▸ WHAT NEEDS TO BE DONE
All of the data that follows should be retyped exactly, please, except the pictures.

▸ DATA LINES
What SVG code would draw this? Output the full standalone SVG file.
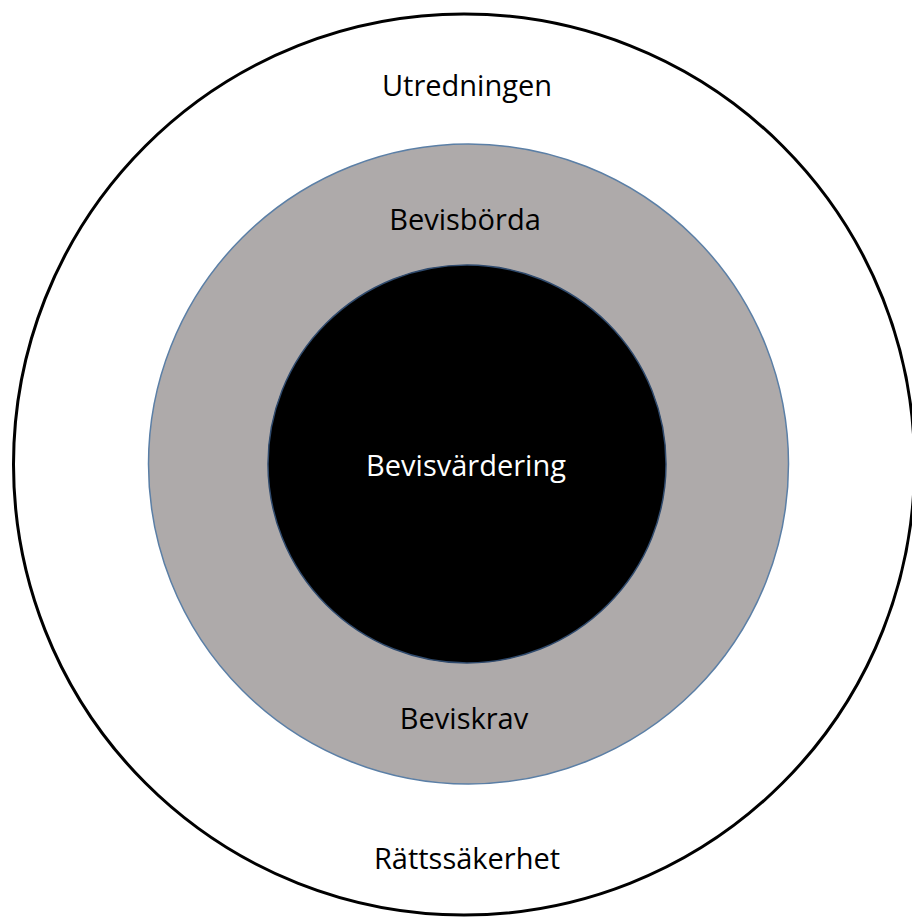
<svg xmlns="http://www.w3.org/2000/svg" width="912" height="918" viewBox="0 0 912 918">
<style>
text{font-family:"Open Sans","Liberation Sans",sans-serif;font-size:29px;text-anchor:middle}
.dark{fill:#000}
.light{fill:#fff}
</style>
<rect width="912" height="918" fill="#fff"/>
<g id="outer">
<circle cx="464" cy="464.5" r="450.5" fill="#fff" stroke="#000" stroke-width="3"/>
<text class="dark" x="467" y="96">Utredningen</text>
<text class="dark" x="467" y="869">Rättssäkerhet</text>
</g>
<g id="middle">
<circle cx="468.5" cy="464" r="320" fill="#aeaaaa" stroke="#5b7fa6" stroke-width="1.5"/>
<text class="dark" x="465" y="230">Bevisbörda</text>
<text class="dark" x="464" y="729">Beviskrav</text>
</g>
<g id="inner">
<circle cx="467" cy="464" r="199" fill="#000" stroke="#2f4a6d" stroke-width="1.5"/>
<text class="light" x="466" y="476">Bevisvärdering</text>
</g>
<g id="connectors"></g>
</svg>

▸ THE ANSWER
What SVG code would draw this? Output the full standalone SVG file.
<svg xmlns="http://www.w3.org/2000/svg" width="912" height="918" viewBox="0 0 912 918">
<style>
text{font-family:"Open Sans","Liberation Sans",sans-serif;font-size:29px;text-anchor:middle}
.dark{fill:#000}
.light{fill:#fff}
</style>
<rect width="912" height="918" fill="#fff"/>
<g id="outer">
<circle cx="464" cy="464.5" r="450.5" fill="#fff" stroke="#000" stroke-width="3"/>
<text class="dark" x="467" y="96">Utredningen</text>
<text class="dark" x="467" y="869">Rättssäkerhet</text>
</g>
<g id="middle">
<circle cx="468.5" cy="464" r="320" fill="#aeaaaa" stroke="#5b7fa6" stroke-width="1.5"/>
<text class="dark" x="465" y="230">Bevisbörda</text>
<text class="dark" x="464" y="729">Beviskrav</text>
</g>
<g id="inner">
<circle cx="467" cy="464" r="199" fill="#000" stroke="#2f4a6d" stroke-width="1.5"/>
<text class="light" x="466" y="476">Bevisvärdering</text>
</g>
<g id="connectors"></g>
</svg>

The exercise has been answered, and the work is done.